10/29/2025
Most people today are three to five generations removed from the farm. Their grandparents maybe milked a cow before school — now they just pick up an oat milk latte on the way to work.
And honestly? That’s not their fault.
They didn’t choose to grow up in a world where small farms disappeared, grocery stores took over, and food started showing up pre-cut, pre-washed, and wrapped in plastic. Somewhere between the barn and the shopping cart, the story got lost.
So when people online say things like “farmers pump animals full of hormones” or “that poor calf was taken from its mom,” I get it. If I didn’t live this life every day, I might believe that too. They’re not bad people — they’re just disconnected.
But here’s the deal: it might not be your fault you don’t know, but it is your responsibility to learn if you care about where your food comes from. And that means learning from actual farmers — not someone on social media reposting dramatic videos with depressing music who’s never stepped in a barn, let alone cleaned one.
Ask questions. Be curious. Visit a farm (with the farmers permission...it isn't a free for all petting zoo).
Because I promise, what you’ll find isn’t some giant corporation twirling its mustache — it’s families who care deeply about their animals, their land, and the people they’re feeding.
And to my fellow farmers — we’ve got work to do too.
We can’t just roll our eyes and say, “People are clueless.” They’re not clueless — they’re just removed. So instead of getting defensive, we need to share our story.

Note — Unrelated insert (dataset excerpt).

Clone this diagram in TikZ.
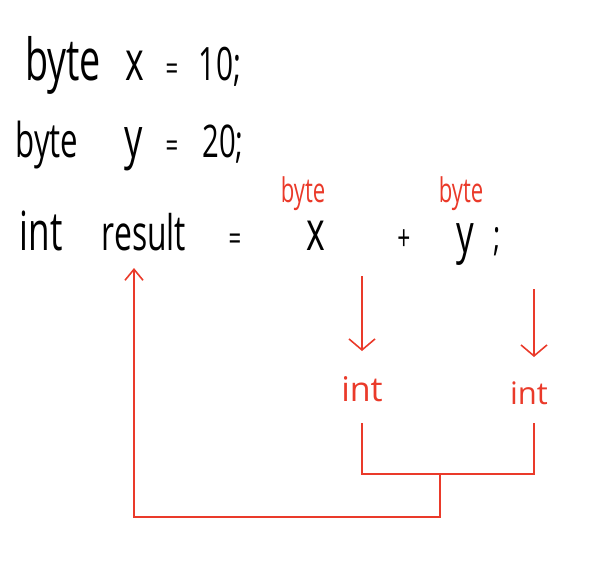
\documentclass[tikz,border=0pt]{standalone}
\usepackage{fontspec}
\setmainfont{Open Sans}
\newfontfamily\hand[FakeStretch=0.65]{Open Sans}
\newfontfamily\handw{Open Sans}
\usetikzlibrary{arrows.meta}
\definecolor{penred}{RGB}{234,58,42}
\newcommand{\fs}[1]{\fontsize{#1}{#1}\selectfont}
\tikzset{
  code/.style={anchor=base,inner sep=0pt,text=black,font=\hand\fs{52}},
  tlabel/.style={anchor=base,inner sep=0pt,text=penred,font=\hand\fs{34}},
  ilabel/.style={anchor=base,inner sep=0pt,text=penred,font=\handw\fs{33}},
  redline/.style={draw=penred,line width=1.6pt},
  redarrow/.style={redline,-{Straight Barb[length=11pt,width=26pt,line width=1.6pt]}},
  redarrowsmall/.style={redline,-{Straight Barb[length=11pt,width=18pt,line width=1.6pt]}}
}
\begin{document}
\begin{tikzpicture}[x=1pt,y=-1pt]
\useasboundingbox (0,0) rectangle (611,587);
% row 1
\node[code,font=\hand\fs{58}] (b1) at (63,80) {byte};
\node[code,font=\hand\fs{55}] (x1) at (135,80) {x};
\node[code,font=\hand\fs{34}] (e1) at (172,80) {=};
\node[code,font=\hand\fs{46}] (v1) at (220,80) {10;};
% row 2
\node[code,font=\hand\fs{48}] (b2) at (47,157) {byte};
\node[code,font=\hand\fs{56}] (y2) at (134,157) {y};
\node[code,font=\hand\fs{34}] (e2) at (172,157) {=};
\node[code,font=\hand\fs{45}] (v2) at (223,157) {20;};
% row 3
\node[code,font=\hand\fs{54}] (i3) at (41,250) {int};
\node[code,font=\hand\fs{49}] (r3) at (144,250) {result};
\node[code,font=\hand\fs{34}] (e3) at (235,250) {=};
\node[code,font=\hand\fs{55}] (x3) at (316,250) {x};
\node[code,font=\hand\fs{35}] (p3) at (404,250) {+};
\node[code,font=\hand\fs{54}] (y3) at (465,252) {y};
\node[code,font=\hand\fs{42}] (s3) at (497,250) {;};
% red type labels
\node[tlabel] (tx) at (303,202) {byte};
\node[tlabel] (ty) at (461,202) {byte};
\node[ilabel,font=\handw\fs{34}] (il) at (362,401) {int};
\node[ilabel,font=\handw\fs{31}] (ir) at (529,404) {int};
% coordinates
\coordinate (dlS) at (362,276);
\coordinate (dlE) at (362,351);
\coordinate (drS) at (534,289);
\coordinate (drE) at (534,357);
\coordinate (bl) at (362,423);
\coordinate (br) at (534,423);
\coordinate (jn) at (440,474);
\coordinate (rs) at (134,268);
% arrows
\draw[redarrow] (dlS) -- (dlE);
\draw[redarrow] (drS) -- (drE);
\draw[redline] (bl) -- (bl |- jn) -- (br |- jn) -- (br);
\draw[redarrowsmall] (jn) -- (440,517) -- (rs |- 0,517) -- (rs);
\end{tikzpicture}
\end{document}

Explain the “why.” Show the care. Be patient when it’d be easier not to be.
Because if we don’t tell our story, someone else will — and odds are, they’ll get it wrong.
The disconnect is real, but it doesn’t have to stay that way.
It starts with consumers willing to listen and farmers willing to talk — both working toward the same thing: good food, good land, and a little more understanding between the folks who grow it and the folks who eat it.